Publications / SAND Report

Tracking topic birth and death in LDA

Wilson, Andrew T.; Robinson, David G.

Most topic modeling algorithms that address the evolution of documents over time use the same number of topics at all times. This obscures the common occurrence in the data where new subjects arise and old ones diminish or disappear entirely. We propose an algorithm to model the birth and death of topics within an LDA-like framework. The user selects an initial number of topics, after which new topics are created and retired without further supervision. Our approach also accommodates many of the acceleration and parallelization schemes developed in recent years for standard LDA. In recent years, topic modeling algorithms such as latent semantic analysis (LSA)[17], latent Dirichlet allocation (LDA)[10] and their descendants have offered a powerful way to explore and interrogate corpora far too large for any human to grasp without assistance. Using such algorithms we are able to search for similar documents, model and track the volume of topics over time, search for correlated topics or model them with a hierarchy.
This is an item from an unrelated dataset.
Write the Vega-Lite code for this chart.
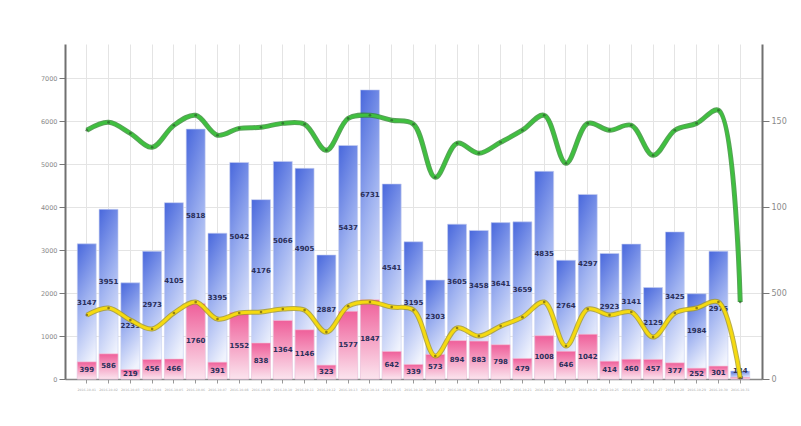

Most of these algorithms are intended for use with static corpora where the number of documents and the size of the vocabulary are known in advance. Moreover, almost all current topic modeling algorithms fix the number of topics as one of the input parameters and keep it fixed across the entire corpus. While this is appropriate for static corpora, it becomes a serious handicap when analyzing time-varying data sets where topics come and go as a matter of course. This is doubly true for online algorithms that may not have the option of revising earlier results in light of new data. To be sure, these algorithms will account for changing data one way or another, but without the ability to adapt to structural changes such as entirely new topics they may do so in counterintuitive ways.